Anthony Palano

No. 1 – Boston College Eagles
- Position: Linebacker
- Class: Junior

Personal information
- Listed height: 6 ft 1 in (1.85 m)
- Listed weight: 230 lb (104 kg)

Career information
- High school: Buffalo Grove (Buffalo Grove, Illinois)
- College: South Dakota State (2024); Washington State (2025); Boston College (2026–present);
- Stats at ESPN

= Anthony Palano =

American football player

Anthony Palano is an American college football linebacker for the Boston College Eagles. He previously played for the South Dakota State Jackrabbits and Washington State Cougars.

== Early life ==
Palano attended Buffalo Grove High School in Buffalo Grove, Illinois. As a senior, he totaled more than 1,000 all-purpose yards and 17 touchdowns on offense while recording 65 tackles on defense. Palano committed to South Dakota State University to play college football.

== College career ==
Palano played sparingly as a freshman in 2024 before transferring to Washington State University following the hiring of South Dakota State head coach Jimmy Rogers as the Cougars' head coach. Entering the 2025 season, Palano was named a starter on the Cougars' defense. As a sophomore, he recorded 65 tackles and 0.5 sacks before entering the transfer portal for the second time.

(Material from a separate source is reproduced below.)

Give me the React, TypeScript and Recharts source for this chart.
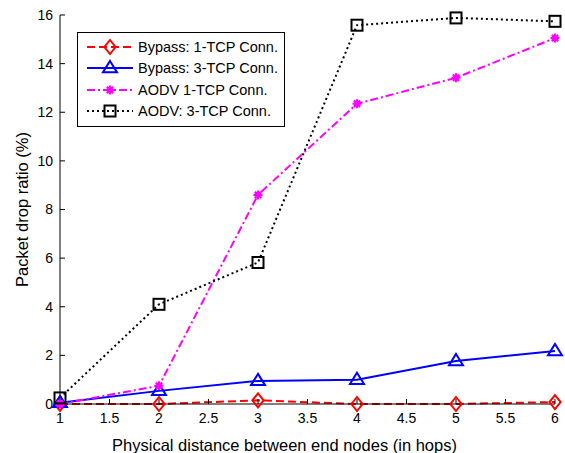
import { CartesianGrid, Legend, Line, LineChart, XAxis, YAxis } from "recharts";

const hops = [1, 2, 3, 4, 5, 6];
const bypass1 = [0, 0, 0.15, 0, 0, 0.08];
const bypass3 = [0.05, 0.54, 0.95, 1.0, 1.77, 2.18];
const aodv1 = [0, 0.75, 8.6, 12.35, 13.42, 15.05];
const aodv3 = [0.25, 4.1, 5.82, 15.58, 15.88, 15.74];

const xTicks = [1, 1.5, 2, 2.5, 3, 3.5, 4, 4.5, 5, 5.5, 6];
const yTicks = [0, 2, 4, 6, 8, 10, 12, 14, 16];

const series = [
  { key: "b1", name: "Bypass: 1-TCP Conn.", color: "#ff0000", dash: "8 4", marker: "diamond" },
  { key: "b3", name: "Bypass: 3-TCP Conn.", color: "#0000ff", dash: undefined, marker: "triangle" },
  { key: "a1", name: "AODV 1-TCP Conn.", color: "#ff00ff", dash: "8 3 2 3", marker: "star" },
  { key: "a3", name: "AODV: 3-TCP Conn.", color: "#000000", dash: "2 3", marker: "square" },
];

const data = hops.map((x, i) => ({ x, b1: bypass1[i], b3: bypass3[i], a1: aodv1[i], a3: aodv3[i] }));

function Marker({ type, cx, cy, color }: { type: string; cx: number; cy: number; color: string }) {
  const sw = 2;
  if (type === "diamond") {
    const s = 7;
    return <path d={`M${cx},${cy - s}L${cx + s * 0.8},${cy}L${cx},${cy + s}L${cx - s * 0.8},${cy}Z`} fill="none" stroke={color} strokeWidth={sw} />;
  }
  if (type === "triangle") {
    const s = 7;
    return <path d={`M${cx},${cy - s}L${cx + s},${cy + s * 0.6}L${cx - s},${cy + s * 0.6}Z`} fill="none" stroke={color} strokeWidth={sw} />;
  }
  if (type === "square") {
    const s = 5.5;
    return <rect x={cx - s} y={cy - s} width={2 * s} height={2 * s} fill="none" stroke={color} strokeWidth={sw} />;
  }
  const s = 4.5;
  const d = s * 0.7;
  return (
    <path
      d={`M${cx - s},${cy}L${cx + s},${cy}M${cx},${cy - s}L${cx},${cy + s}M${cx - d},${cy - d}L${cx + d},${cy + d}M${cx - d},${cy + d}L${cx + d},${cy - d}`}
      stroke={color}
      strokeWidth={2.2}
    />
  );
}

function LegendBox() {
  return (
    <div
      style={{
        border: "1.5px solid #000",
        background: "#fff",
        width: 206,
        padding: "3px 0 4px 0",
        fontFamily: "'Liberation Sans', Arial, sans-serif",
        fontSize: 14.5,
      }}
    >
      {series.map((s) => (
        <div key={s.key} style={{ display: "flex", alignItems: "center", height: 21.5 }}>
          <svg width={60} height={20} style={{ marginLeft: 7 }}>
            <line x1={2} y1={10} x2={48} y2={10} stroke={s.color} strokeWidth={2} strokeDasharray={s.dash} />
            <Marker type={s.marker} cx={25} cy={10} color={s.color} />
          </svg>
          <span style={{ marginLeft: -7, color: "#000" }}>{s.name}</span>
        </div>
      ))}
    </div>
  );
}

export default function App() {
  const font = "'Liberation Sans', Arial, sans-serif";
  return (
    <div style={{ position: "absolute", left: 0, top: 0, background: "#fff" }}>
      <LineChart width={565} height={453} data={data} margin={{ top: 15, right: 10, left: 0, bottom: 0 }}>
        <CartesianGrid stroke="none" />
        <XAxis
          dataKey="x"
          type="number"
          domain={[1, 6]}
          ticks={xTicks}
          interval={0}
          height={49}
          tickSize={-5}
          tickMargin={14}
          axisLine={{ stroke: "#000" }}
          tickLine={{ stroke: "#000" }}
          tick={{ fill: "#000", fontSize: 14, fontFamily: font }}
          label={{
            value: "Physical distance between end nodes (in hops)",
            position: "insideBottom",
            offset: 2,
            dx: -23,
            style: { fill: "#000", fontSize: 16.5, fontFamily: font },
          }}
        />
        <YAxis
          type="number"
          domain={[0, 16]}
          ticks={yTicks}
          interval={0}
          width={60}
          tickSize={-5}
          tickMargin={12}
          axisLine={{ stroke: "#000" }}
          tickLine={{ stroke: "#000" }}
          tick={{ fill: "#000", fontSize: 14, fontFamily: font }}
          label={{
            value: "Packet drop ratio (%)",
            angle: -90,
            position: "insideLeft",
            offset: 22,
            style: { fill: "#000", fontSize: 16.5, fontFamily: font, textAnchor: "middle" },
          }}
        />
        {series.map((s) => (
          <Line
            key={s.key}
            dataKey={s.key}
            name={s.name}
            type="linear"
            stroke={s.color}
            strokeWidth={2}
            strokeDasharray={s.dash}
            isAnimationActive={false}
            dot={(p: any) => <Marker key={`${s.key}-${p.index}`} type={s.marker} cx={p.cx} cy={p.cy} color={s.color} />}
            activeDot={false}
          />
        ))}
        <Legend
          layout="vertical"
          align="center"
          verticalAlign="middle"
          content={() => <LegendBox />}
          wrapperStyle={{ position: "absolute", left: 77, top: 32, width: "auto", height: "auto" }}
        />
      </LineChart>
    </div>
  );
}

On January 5, 2026, Palano announced his decision to transfer to Boston College to play for the Boston College Eagles. Against Rutgers in the second game of the 2026 season, he recorded one sack, two interceptions, and nine tackles in a 28–21 win. Following the game, Palano was named ACC Linebacker of the Week and Bronko Nagurski National Defensive Player of the Week.